Fact check: Republican congresswoman didn't take credit for the relief bill she voted against
Washington (CNN)A Republican member of Congress, Rep. MarÃa Elvira Salazar of Florida, has faced withering attacks on Twitter for supposedly taking credit on Friday for a part of the American Rescue Plan, the pandemic relief bill she voted against.
A Republican senator, Roger Wicker of Mississippi, had been accurately criticized on similar grounds two days prior. But the criticism of Salazar is inaccurate.
Here are the facts.
On Friday, the day after President Joe Biden signed the $1.9 trillion American Rescue Plan into law, Salazar tweeted
the word "#BREAKING" with siren images around it, then wrote, "So proud
to announce that the Biden Administration has just implemented my
bipartisan COVID relief bill as part of @SBAgov policy!"
Salazar, a freshman member of the House, included a hyperlink
and an image that explained that she was talking about the Biden
administration's just-announced decision to give small businesses more
time to pay back Economic Injury Disaster Loans.
Many commentators assumed Salazar was applauding a part of the American Rescue Plan. But she was not.
Facts First: Salazar did not take credit for any part of the American Rescue Plan. Rather, the loan policy she was applauding was adopted by the Small Business Administration
separately from the American Rescue Plan. Salazar and a Democratic
colleague, Rep. Sharice Davids of Kansas, had proposed a very similar
loan policy in a bill
they put forward in early March. This Salazar-Davids bill is what
Salazar was referring to when she tweeted that the Biden administration
had implemented "my bipartisan COVID relief bill."
A White House official, National Economic Council Deputy Director Bharat Ramamurti, tweeted on Sunday to try to correct the inaccurate criticism of Salazar.
"I've
seen some confusion on this. On Friday -- separate from the American
Rescue bill -- SBA announced it was letting 3M+ businesses defer EIDL
loan payments for an extra year. We're glad to see bipartisan support
for this and other changes we've made to help small businesses,"
Ramamurti said.
The
Small Business Administration acted "under its own authority," in
consultation with the Biden-Harris team, to make the policy change --
not under the American Rescue Plan, a Small Business Administration
spokesperson said Monday on condition of anonymity.
Salazar could be accurately criticized for celebrating this one element of Covid relief after having rejected a broad array of other relief policies in the American Rescue Plan. And critics could accurately note that the American Rescue Plan she opposed includes billions in additional funding for small business loans and grants.
But
much of the criticism of Salazar's tweet was plain inaccurate. Critics
with six-figure or seven-figure Twitter followings -- including
California Democratic Rep. Ted Lieu; Fred Wellman,
executive director of the Lincoln Project, the conservative group that
campaigned against President Donald Trump; songwriter and activist Holly Figueroa O'Reilly; Markos Moulitsas, founder of the Daily Kos progressive political website; and journalist Soledad O'Brien -- wrongly alleged that Salazar was praising a bill she voted against.

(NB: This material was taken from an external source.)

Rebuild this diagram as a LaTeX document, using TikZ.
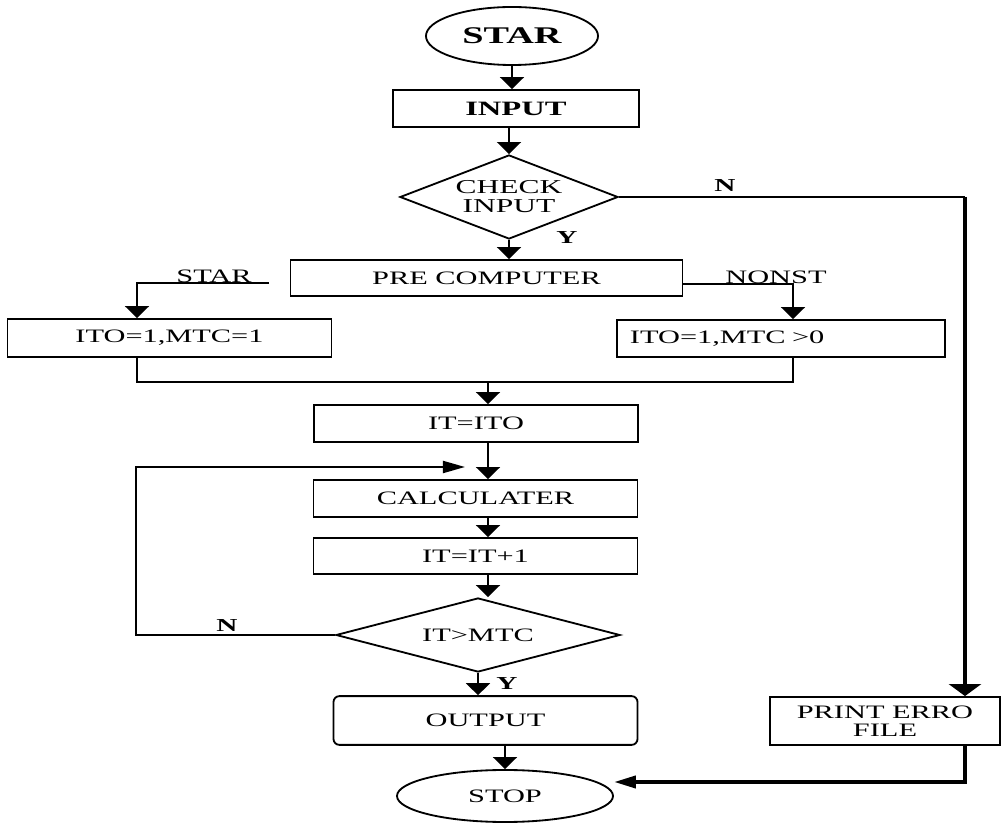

Moulitsas, O'Brien and Wellman
promptly posted corrections after CNN reached out to them to explain
that they had been inaccurate. Lieu stood by his tweet, saying in a
message to CNN that he thinks that the American Rescue Plan, and the
provisions it does contain to bolster the emergency loan program, "gave
SBA confidence to do the extension" of the repayment period.
(CNN anchor Chris Cuomo tweeted a question on Sunday in response to Salazar's tweet praising the loan policy, asking on Twitter why she voted against the relief bill. On Monday, he tweeted that Salazar was correct that the loan policy is separate from the relief bill.)
It's not clear how much of a role Salazar, Davids or their bill's additional co-sponsors played in the Biden administration's decision. But their bill did precede the administration's announcement.
On March 3, Salazar and Davids introduced a proposal
in the House to extend the due date for the payment of interest and
principal on Economic Injury Disaster Loans -- to two years from the previous one year. The loans, totaling more than $200 billion, have been aimed at small businesses and nonprofits that had suffered a temporary revenue loss because of the pandemic.
On Friday, just over an hour before Salazar's celebratory tweet, the Small Business Administration sent out a press release
saying that it would extend the due date for the first payment -- to
two years for all Small Business Administration disaster loans made in
2020 and to 18 months for all such loans made in 2021.